Cold weather can be dangerous. Learn how to prevent hypothermia, who is at risk, and symptoms you should watch for to stay safe this winter.
When your body temperature becomes too low, it affects your ability to think clearly or move well. Eventually, your internal organs stop functioning properly, slowing your heart rate and breathing. If left untreated, hypothermia can be fatal.
How to prevent hypothermia
The first step in knowing how to prevent hypothermia is understanding who is at risk. People at with greatest risk for hypothermia include:
- Older adults
- Babies in cold rooms
- Hikers or campers
- The homeless
- Heavy drinkers or drug users
Anyone without shelter or adequate clothing during cold weather
The second step in preventing hypothermia is to take adequate precautions. The best way to do this is by avoiding extremely cold environments.
When the temperature outside is very low, stay indoors in a heated space. If you must go outside in extremely cold weather, take precautions such as telling others where you are going and what time you expect to return, and do not drink or use drugs.
Appropriate cold-weather clothing will also help prevent hypothermia. The Centers for Disease Control and Prevention recommends wearing:
- A hat
- A knit mask or scarf that covers your face, mouth, and neck
- Water-resistant boots and coat
- Multiple loose-fitting layers of clothing
- Mittens or gloves that completely cover your hands and fingers
Even with appropriate clothing, you are at risk for hypothermia if you are in the cold for extended periods of time, are sick, or become wet and chilled. Be alert to symptoms of hypothermia, and do not ignore shivering: it is the first sign that your body is losing heat. Persistent shivering indicates that you should go inside as quickly as possible.
If you become stranded outside in cold weather, move your arms and legs to keep your circulation going. Huddle together with others for warmth, and avoid getting wet or perspiring. Do not eat unmelted snow, as this can lower your body temperature dangerously.
Finally, take care to prevent hypothermia even when staying inside. Babies and elderly adults in particular are especially at risk for developing hypothermia indoors. Run the heat inside and wear warm layers such as socks, long underwear, and sweaters. If you have elderly relatives, the National Institute on Ageing recommends checking on them during the winter to make sure they are taking precautions to stay warm and prevent hypothermia.
Can you get hypothermia in the summer?
Though hypothermia is most likely to develop during winter weather, your body can become too cold at any time of the year. The National Institutes of Health warns that babies and elderly adults are at risk if they are in a space that is heavily air conditioned, as are people on certain medications, using drugs, or drinking excessive amounts of alcohol.
You can also develop hypothermia if you become wet and chilled, for example from rain or falling in cold water.
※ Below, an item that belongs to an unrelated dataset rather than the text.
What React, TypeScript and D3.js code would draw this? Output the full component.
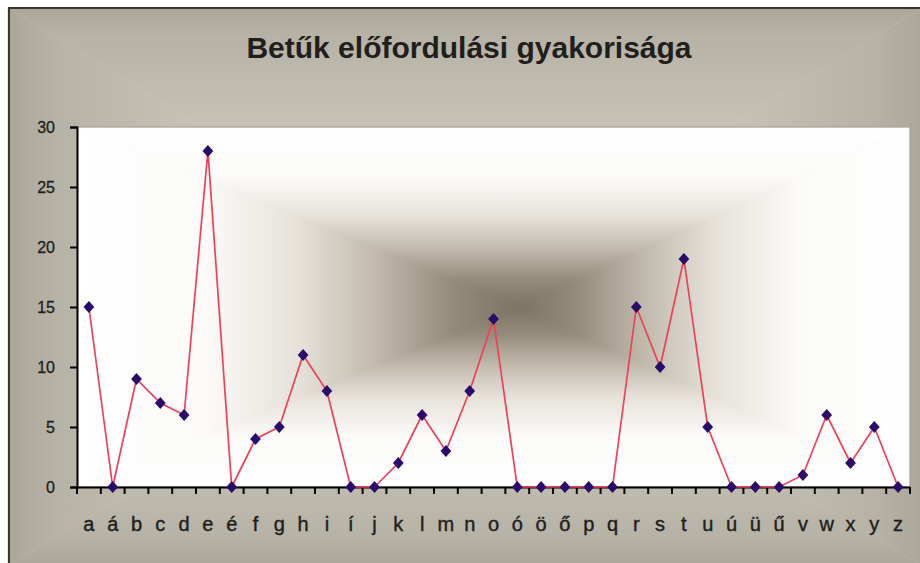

No matter the time of year, if your body has trouble raising its core temperature, you are at risk for hypothermia.
What are the symptoms of hypothermia?
Hypothermia can happen slowly, making it difficult to spot, especially as mental function slows down. Because of this, if you are out in cold weather with other people, it is important to watch each other for early symptoms of hypothermia, including:
- Fatigue or low energy
- Fumbling, clumsiness, or poor coordination
- Slurred speech
- Memory loss
Symptoms of more advanced hypothermia are:
- Lack of shivering
- Dilated pupils
- Blue skin
- Slowed breathing and pulse
- Loss of consciousness
Infants or young children with hyothermia may show:
● Bright red skin that is cold to the touch
● Very low energy
How to treat hypothermia
If you notice symptoms of hypothermia, or if a person has a body temperature of 95° or below, call for emergency medical care or take them to a hospital as quickly as possible.
If you must provide first aid for someone with hypothermia, get them to a warm environment quickly, remove any wet clothing, and cover them with warm, dry blankets or put them in an insulated sleeping bag. Do not massage or rub their limbs to create friction, as this can make symptoms worse. You should also avoid using external heat sources such as a warm bath or heating pads. Concentrate on warming the core, rather than the limbs, of the body.
If the person is conscious and can swallow normally, give them something warm to drink and food with sugar, such as chocolate. Do not give them caffeinated beverages or alcohol.
A person with advanced hypothermia may have such a low pulse and respiration that they can appear dead. This is sometimes known as a “metabolic icebox” and requires professional medical care. You should perform CPR on a person in this state only if their pulse has completely stopped.
No matter what degree of hypothermia a person is suffering from, they should receive emergency care as quickly as possible. Prompt medical treatment can prevent hypothermia from becoming fatal.